Penn State safety Calvin Lowry flies out of bounds after being tackled by Ohio State quarterback Troy Smith (on ground). Lowry had intercepted one of Smith's passes.
STATE COLLEGE, Pa. - It took a while, but even Joe Paterno, the resident curmudgeon of college football, changed his ways. The 78-year-old Penn State head coach has found the spread offense, and made it a part of his repertoire.
When Paterno's Nittany Lions faced Ohio State here last night, his main offensive weapons were no longer a bruising fullback and a sticky-fingered tight end. This edition of Penn State included an athletic and scrambling quarterback, and speedy receivers who Paterno has worked overtime to get more involved in the action.
As evidence of his conversion, Paterno used quarterback Michael Robinson running out of the shotgun in his first series of the game, and had four-receiver sets as part of his base offense. He sent sensational freshman wide receivers Derrick Williams and Justin King on deep routes right from the start.
"They're spreading it around a lot more," Ohio State linebacker Anthony Schlegel said about the Nittany Lions. "They are running a lot of the Utah stuff with two in the backfield. That way you have to be sound with all of your gaps and responsibilities. They run the quarterback keeper off of that, too."
CAMP JOE: It was a week ago that students started camping out outside Beaver Stadium in an effort to be first in line to get the best seats when the gates were unlocked about two hours before game time. After sitting through torrential rains on Friday and a steady, cold drizzle yesterday, their encampment took on a Woodstock-ish look. It was a soggy, muddy, smoky mess. By about 90 minutes before kickoff, the Penn State student section was packed with about 20,000 early arrivals.
ROAD WOES: Ohio State has now dropped five of their last six Big Ten road games, and six of their past nine.
RALLY THE TROOPS: In preparation for last night's game, Penn State staged a pep rally on campus Friday evening.
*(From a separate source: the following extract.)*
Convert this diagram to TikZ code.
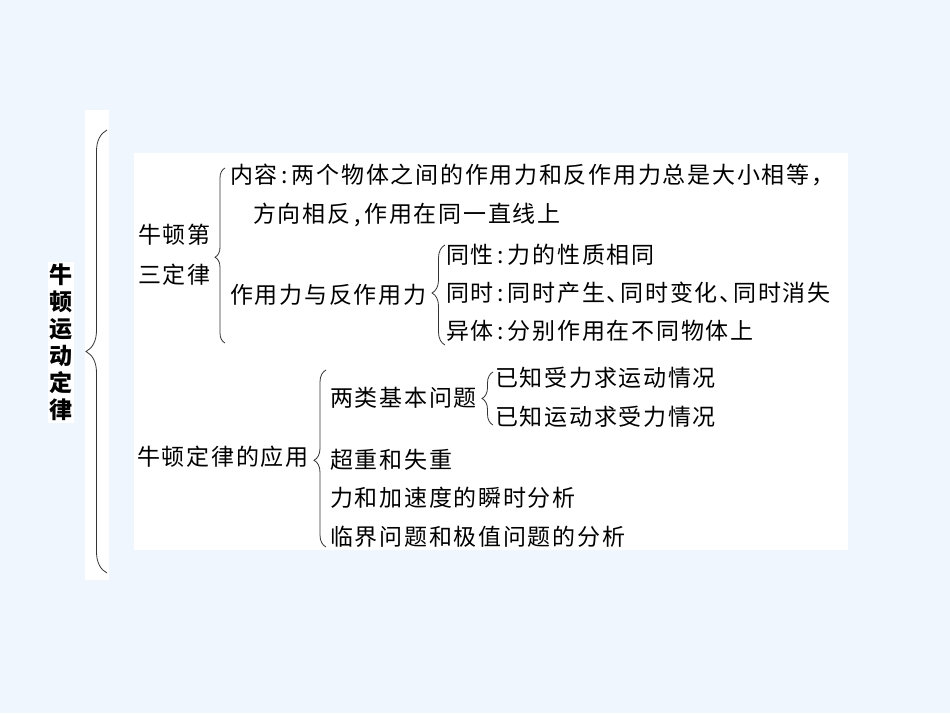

Penn State head coach Joe Paterno participated, and even took a turn coaching the fans in how they needed to cheer and yell when Ohio State had the ball, to make it as difficult as possible for the Buckeyes to hear their signals.
KUDOS FROM JOE: Penn State coach Joe Paterno heaped the praise on the Buckeyes before last night's game, even citing them as one of the top teams he has seen in his four decades as a head coach. "They appear to be a little bigger and stronger than us physically across the board," Paterno said. "This is one of the best teams that you'll ever see - not just this year, but in all the years I've been coaching."
TRAVEL TROUBLE: The Ohio State team and travel party were to have arrived in State College about 6:30 Friday evening after about a 90-minute flight from Columbus on a private charter. But low visibility and bad weather forced the Buckeyes to land in Harrisburg instead of near State College, then bus to their hotel near the Penn State campus. What is normally a two-hour bus ride became three because of traffic, and the Buckeyes finally got to the hotel at 10:30 p.m.. The team was scheduled to leave as soon as possible after the game, and expected to arrive back in Columbus about 2:30 this morning.